My alternative would be for the tests to be made up. I don’t think they’d all have to be in one in classroom setting, but enforce the honor code by stating that students are not to share info about the tests taken with others until after the exam period ran.
It was the second day of finals, so most students will still be on campus through the week. Just have make up test times throughout the week.
Re: #66
That alternative was offered, either within the current final exam week, or early in the following term (with the incomplete grade as a placeholder until then in the latter case). Post #60 says:
@twoinanddone I’m guessing that it was not the professor’s decision but that the Department chair and/or Dean of Students was involved. IMO there are three alternatives and one of them should be able to satisfy the needs of most students.
With all the craziness in the world today, this incident is a relatively minor blip (likely an honest error on the part of the professor) that seems to have been reasonably handled by those in charge. If only we could come up with such reasonable resolutions to the rest of the world’s problems.
The thread got a little off the original poster’s situation. At CU Boulder yesterday, all classroom finals were cancelled due to snow and will NOT be made up as in-classroom finals.
" For those students whose finals were cancelled, grades can be based on work-to-date in the course. Faculty may also develop online exams, take-home exams or other take-home assignments to be completed this semester. Faculty are urged to use these other alternatives where possible to replace canceled exams, however, a make-up in-person exam is not an option for an exam canceled today."
Seems like the choice is given to the prof, not the student. Unlike the OP’s student, taking an incomplete or a classroom style make up exam is not an option. That’s what I think is unfair, and it also seems to be up to the professor, that a student can’t opt to take a ‘take-home’ exam if the prof doesn’t want to.
It seems problematic. This is a huge school, probably with a lot of large class sizes. Everything scheduled so as to minimize conflicts. Now you would have students scheduled willy-nilly all week long, no real way to prevent them from sharing exam information with each other, and potentially lots of conflicts for students as well as faculty. Not to mention the grading issues involved. I’m willing to trust the school if they did not see this as a viable alternative.
Wasn’t the original condition also up to the professor? Or do students typically get to choose how they will be evaluated?
No.
Happened two days ago at my daughters BS. Professor forgot to show…and he had not printed out the exams either.
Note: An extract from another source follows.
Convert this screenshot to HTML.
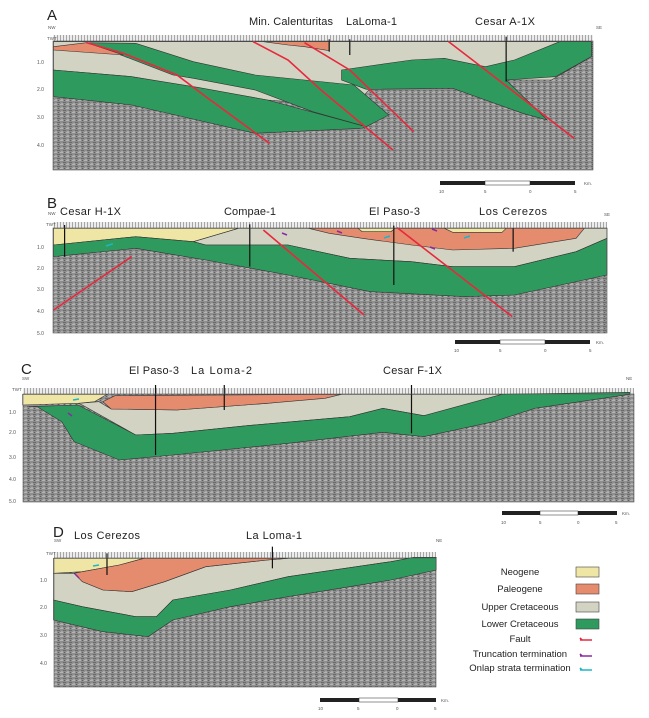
<!DOCTYPE html>
<html><head><meta charset="utf-8">
<style>
html,body{margin:0;padding:0;background:#fff;}
svg{display:block;font-family:"Liberation Sans",sans-serif;}
.tk{font-size:5px;fill:#555;}
.ttl{font-size:11px;fill:#222;}
.pl{font-size:15px;fill:#222;}
.sm{font-size:4.5px;fill:#555;}
.ln{vector-effect:non-scaling-stroke;stroke:#333;stroke-width:0.6;}
.ft{vector-effect:non-scaling-stroke;stroke:#e8283c;stroke-width:1.6;fill:none;}
.wl{vector-effect:non-scaling-stroke;stroke:#111;stroke-width:1.2;}
.ng{fill:#efe6a6;} .pg{fill:#e58b6e;} .uc{fill:#d3d3c3;} .lc{fill:#2f9a5e;}
.lg{font-size:9.5px;fill:#222;}
</style></head>
<body>
<svg width="649" height="718" viewBox="0 0 649 718" xmlns="http://www.w3.org/2000/svg">
<defs>
<pattern id="seis" width="6" height="4" patternUnits="userSpaceOnUse">
<rect width="6" height="4" fill="#8e8e8e"/>
<rect x="0" y="0" width="3" height="1" fill="#b4b4b4"/>
<rect x="3" y="2" width="3" height="1" fill="#6a6a6a"/>
<rect x="1" y="3" width="2" height="1" fill="#a8a8a8"/>
<rect x="4" y="0" width="1" height="1" fill="#5e5e5e"/>
</pattern>
<pattern id="rul" width="3" height="6" patternUnits="userSpaceOnUse">
<rect width="3" height="6" fill="#ececec"/><rect x="0" width="0.6" height="6" fill="#777"/>
</pattern>
</defs>

<!-- PANEL A -->
<g>
<text class="pl" x="47" y="20">A</text>
<text class="sm" x="48" y="29">NW</text>
<text class="sm" x="596" y="29">SE</text>
<text class="ttl" x="249" y="25" textLength="84">Min. Calenturitas</text>
<text class="ttl" x="346" y="25" textLength="51">LaLoma-1</text>
<text class="ttl" x="475" y="25" textLength="60">Cesar A-1X</text>
<rect x="53" y="35" width="540" height="7" fill="url(#rul)"/>
<rect x="53" y="41" width="540" height="129" fill="url(#seis)"/>
<g transform="scale(0.4115,0.3333)">
<polygon class="uc ln" points="130,125 1437,125 1437,170 1340,240 1200,240 1080,180 900,265 860,320 650,300 470,262 320,230 130,210"/>
<polygon class="lc ln" points="130,210 320,230 480,262 650,300 890,380 880,385 620,400 320,315 130,290"/>
<polygon class="lc ln" points="210,128 330,130 470,185 620,225 740,240 860,255 945,345 890,380 760,335 620,270 470,235 420,225 300,168"/>
<polygon class="lc ln" points="830,210 1000,180 1080,175 1180,200 1250,180 1360,125 1437,125 1437,170 1350,230 1230,240 1330,360 1270,340 1100,265 890,268 830,240"/>
<polygon class="pg ln" points="130,140 210,128 300,165 130,150"/>
<polygon class="pg ln" points="640,125 800,125 800,152 740,140 700,135"/>
<polyline class="ft" points="210,128 300,160 430,225 500,290 655,430"/>
<polyline class="ft" points="615,125 700,180 780,270 955,450"/>
<polyline class="ft" points="740,128 850,210 1005,395"/>
<polyline class="ft" points="1090,125 1180,210 1395,415"/>
<line class="wl" x1="800" y1="118" x2="800" y2="155"/>
<line class="wl" x1="850" y1="118" x2="850" y2="165"/>
<line class="wl" x1="1230" y1="110" x2="1230" y2="245"/>
</g>
<rect x="53" y="41" width="540" height="129" fill="none" stroke="#555" stroke-width="0.6"/>
<text class="sm" x="47" y="40">TWT</text>
<text class="tk" x="37" y="64">1.0</text><text class="tk" x="37" y="91">2.0</text>
<text class="tk" x="37" y="119">3.0</text><text class="tk" x="37" y="147">4.0</text>
<g>
<rect x="440" y="181" width="45" height="4" fill="#222"/><rect x="485" y="181" width="45" height="4" fill="#fff" stroke="#222" stroke-width="0.5"/><rect x="530" y="181" width="45" height="4" fill="#222"/>
<text class="sm" x="439" y="193">10</text><text class="sm" x="484" y="193">5</text><text class="sm" x="529" y="193">0</text><text class="sm" x="574" y="193">5</text><text class="sm" x="584" y="185">Km.</text>
</g>
</g>

<!-- PANEL B -->
<g>
<text class="pl" x="47" y="208">B</text>
<text class="sm" x="48" y="215">NW</text>
<text class="sm" x="604" y="216">SE</text>
<text class="ttl" x="60" y="215" textLength="61">Cesar H-1X</text>
<text class="ttl" x="224" y="215" textLength="52">Compae-1</text>
<text class="ttl" x="369" y="215" textLength="51">El Paso-3</text>
<text class="ttl" x="479" y="215" textLength="68">Los Cerezos</text>
<rect x="53" y="222" width="554" height="6" fill="url(#rul)"/>
<rect x="53" y="228" width="554" height="105" fill="url(#seis)"/>
<g transform="translate(0,195) scale(0.4115,0.3333)">
<polygon class="ng ln" points="130,100 580,100 470,140 330,125 130,150"/>
<polygon class="uc ln" points="580,100 1475,100 1475,130 1400,170 1250,215 1100,215 1000,200 850,190 700,150 500,150 470,140"/>
<polygon class="lc ln" points="130,150 330,125 470,140 500,150 700,150 850,190 1000,200 1100,215 1250,215 1400,170 1475,130 1475,240 1250,300 1130,305 900,290 700,240 500,195 330,160 130,185"/>
<polygon class="pg ln" points="750,100 1420,100 1400,130 1250,160 1100,165 1000,150 880,130 800,115"/>
<polygon class="ng ln" points="1080,100 1230,100 1220,112 1100,112"/>
<polygon class="ng ln" points="870,100 960,100 950,110 880,110"/>
<polyline class="ft" points="640,105 885,360"/>
<polyline class="ft" points="965,98 1245,365"/>
<polyline class="ft" points="130,345 320,185"/>
<line class="wl" x1="157" y1="90" x2="157" y2="185"/>
<line class="wl" x1="607" y1="88" x2="607" y2="215"/>
<line class="wl" x1="957" y1="92" x2="957" y2="270"/>
<line class="wl" x1="1247" y1="100" x2="1247" y2="170"/>
</g>
<g stroke-width="1.5" fill="none">
<path d="M106,246 l6,-2 l0,1" stroke="#1fb5c8"/><path d="M384,238 l6,-2" stroke="#1fb5c8"/><path d="M464,238 l6,-2" stroke="#1fb5c8"/>
<path d="M282,233 l5,2" stroke="#8a2aa0"/><path d="M337,231 l5,2" stroke="#8a2aa0"/><path d="M432,229 l5,2" stroke="#8a2aa0"/><path d="M430,247 l5,2" stroke="#8a2aa0"/>
</g>
<rect x="53" y="228" width="554" height="105" fill="none" stroke="#555" stroke-width="0.6"/>
<text class="sm" x="46" y="226">TWT</text>
<text class="tk" x="37" y="249">1.0</text><text class="tk" x="37" y="270">2.0</text><text class="tk" x="37" y="291">3.0</text>
<text class="tk" x="37" y="313">4.0</text><text class="tk" x="37" y="335">5.0</text>
<g>
<rect x="455" y="340" width="45" height="4" fill="#222"/><rect x="500" y="340" width="45" height="4" fill="#fff" stroke="#222" stroke-width="0.5"/><rect x="545" y="340" width="45" height="4" fill="#222"/>
<text class="sm" x="454" y="352">10</text><text class="sm" x="499" y="352">5</text><text class="sm" x="544" y="352">0</text><text class="sm" x="589" y="352">5</text><text class="sm" x="596" y="344">Km.</text>
</g>
</g>

<!-- PANEL C -->
<g>
<text class="pl" x="21" y="374">C</text>
<text class="sm" x="22" y="380">SW</text>
<text class="sm" x="626" y="380">NE</text>
<text class="ttl" x="129" y="374" textLength="50">El Paso-3</text>
<text class="ttl" x="191" y="374" textLength="61">La Loma-2</text>
<text class="ttl" x="383" y="374" textLength="59">Cesar F-1X</text>
<rect x="23" y="388" width="611" height="6" fill="url(#rul)"/>
<rect x="23" y="394" width="611" height="108" fill="url(#seis)"/>
<g transform="translate(0,355) scale(0.4115,0.3333)">
<polygon class="uc ln" points="190,145 240,140 270,162 430,165 650,145 830,118 1220,118 1120,160 1030,182 930,160 850,185 600,212 420,235 330,240 200,150"/>
<polygon class="ng ln" points="55,118 260,118 230,140 190,145 55,150"/>
<polygon class="pg ln" points="250,140 280,122 830,118 790,130 650,145 430,165 270,162"/>
<polygon class="lc ln" points="70,155 190,150 330,240 420,235 600,212 850,185 930,160 1030,182 1220,118 1530,112 1530,118 1300,160 1200,200 1030,245 930,232 700,265 420,300 290,315 180,260 150,200 90,155"/>
<line class="wl" x1="378" y1="90" x2="378" y2="300"/>
<line class="wl" x1="545" y1="90" x2="545" y2="165"/>
<line class="wl" x1="1000" y1="90" x2="1000" y2="235"/>
</g>
<path d="M73,400 l6,-1" stroke="#1fb5c8" stroke-width="1.5"/><path d="M68,413 l4,3" stroke="#8a2aa0" stroke-width="1.5"/>
<rect x="23" y="394" width="611" height="108" fill="none" stroke="#555" stroke-width="0.6"/>
<text class="sm" x="12" y="391">TWT</text>
<text class="tk" x="9" y="414">1.0</text><text class="tk" x="9" y="434">2.0</text><text class="tk" x="9" y="459">3.0</text>
<text class="tk" x="9" y="481">4.0</text><text class="tk" x="9" y="503">5.0</text>
<g>
<rect x="502" y="511" width="38" height="4" fill="#222"/><rect x="540" y="511" width="38" height="4" fill="#fff" stroke="#222" stroke-width="0.5"/><rect x="578" y="511" width="39" height="4" fill="#222"/>
<text class="sm" x="501" y="524">10</text><text class="sm" x="539" y="524">5</text><text class="sm" x="577" y="524">0</text><text class="sm" x="615" y="524">5</text><text class="sm" x="622" y="515">Km.</text>
</g>
</g>

<!-- PANEL D -->
<g>
<text class="pl" x="53" y="537">D</text>
<text class="sm" x="54" y="542">SW</text>
<text class="sm" x="436" y="542">NE</text>
<text class="ttl" x="74" y="539" textLength="66">Los Cerezos</text>
<text class="ttl" x="246" y="539" textLength="56">La Loma-1</text>
<rect x="54" y="552" width="382" height="7" fill="url(#rul)"/>
<rect x="54" y="558" width="382" height="129" fill="url(#seis)"/>
<g transform="translate(0,500) scale(0.4115,0.3333)">
<polygon class="uc ln" points="130,220 180,220 200,245 250,270 320,275 400,245 500,200 650,180 700,175 1000,175 950,185 700,230 560,270 420,300 380,350 330,350 200,320 130,300"/>
<polygon class="ng ln" points="130,175 350,175 290,195 200,215 130,220"/>
<polygon class="pg ln" points="180,220 200,215 290,195 350,175 700,175 650,180 500,200 400,245 320,275 250,270 200,245"/>
<polygon class="lc ln" points="130,300 200,320 330,350 380,350 420,300 560,270 700,230 950,185 1005,172 1060,172 1060,210 950,240 700,290 560,320 420,360 360,410 250,395 130,360"/>
<line class="wl" x1="260" y1="160" x2="260" y2="225"/>
<line class="wl" x1="662" y1="140" x2="662" y2="205"/>
</g>
<path d="M93,566 l6,-1" stroke="#1fb5c8" stroke-width="1.5"/><path d="M75,574 l4,4" stroke="#8a2aa0" stroke-width="1.5"/>
<rect x="54" y="558" width="382" height="129" fill="none" stroke="#555" stroke-width="0.6"/>
<text class="sm" x="46" y="555">TWT</text>
<text class="tk" x="40" y="582">1.0</text><text class="tk" x="40" y="609">2.0</text><text class="tk" x="40" y="637">3.0</text><text class="tk" x="40" y="665">4.0</text>
<g>
<rect x="320" y="698" width="39" height="4" fill="#222"/><rect x="359" y="698" width="39" height="4" fill="#fff" stroke="#222" stroke-width="0.5"/><rect x="398" y="698" width="38" height="4" fill="#222"/>
<text class="sm" x="318" y="710">10</text><text class="sm" x="357" y="710">5</text><text class="sm" x="396" y="710">0</text><text class="sm" x="434" y="710">5</text><text class="sm" x="441" y="702">Km.</text>
</g>
</g>

<!-- LEGEND -->
<g>
<g><text class="lg" x="520" y="575" text-anchor="middle">Neogene</text><rect x="576" y="567" width="23" height="10" fill="#efe6a6" stroke="#444" stroke-width="0.6"/></g>
<g><text class="lg" x="520" y="592" text-anchor="middle">Paleogene</text><rect x="576" y="584" width="23" height="10" fill="#e58b6e" stroke="#444" stroke-width="0.6"/></g>
<g><text class="lg" x="520" y="610" text-anchor="middle">Upper Cretaceous</text><rect x="576" y="602" width="23" height="10" fill="#d3d3c3" stroke="#444" stroke-width="0.6"/></g>
<g><text class="lg" x="520" y="627" text-anchor="middle">Lower Cretaceous</text><rect x="576" y="619" width="23" height="10" fill="#2f9a5e" stroke="#444" stroke-width="0.6"/></g>
<g><text class="lg" x="520" y="642" text-anchor="middle">Fault</text><path d="M582,640 l-2,-2 M580,640 h12" stroke="#e8283c" stroke-width="1.6" fill="none"/></g>
<g><text class="lg" x="520" y="657" text-anchor="middle">Truncation termination</text><path d="M582,656 l-2,-2 M580,656 h12" stroke="#8a2aa0" stroke-width="1.6" fill="none"/></g>
<g><text class="lg" x="520" y="671" text-anchor="middle">Onlap strata termination</text><path d="M582,670 l-2,-2 M580,670 h12" stroke="#1fb5c8" stroke-width="1.6" fill="none"/></g>
</g>
</svg>
</body></html>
"Wasn’t the original condition also up to the professor? Or do students typically get to choose how they will be evaluated?"y
Yes, but it was known at the beginning of the semester. I’m not a person who particularly likes online multiple choice tests, so I’d think about it before signing up for the class, or at least prepare for that type of exam. If you were expecting a math test with problems and a ‘show your work’ type exam and suddenly it was an exam with 5 multiple choice questions, that is just a different thing than you were expecting. An essay is suddenly multiple choice. Or not a choice at all. I know Boulder’s grades are ‘stepped’ with B+ and A- being close, but at my daughter’s school it’s a straight A or B, so someone with an 89 might really want that final for a chance at a 90 and thus an A and not a B, or even worse someone with a D+ who needs just a few more points for the C and to pass the class.
Just doesn’t seem fair.
Somewhat surprising that CU - Boulder does not build in a contingency day for emergencies or snow. I wonder if they will now! Does it never snow that much there?
Edited to add: Sounds like this was the first time in 10 years campus was closed. Bad timing for kids counting on a final on Tuesday to help their grades.
Re:#62, @4kidsdad - I doubt that will be an issue for this particular student; it might be for others.
My ex used to say “fair is for children and games”. Lots of things aren’t fair. The university has to do what is feasible and let the chips fall where they may. Sometimes that’s just how things are.
@NJSue, @emilybee, you should join us on the anxiety dreams thread in Parent Cafe, lol. You’d fit right in.
@romanigypsyeyes, for me it is almost always a math class in those dreams, which I have FREQUENTLY.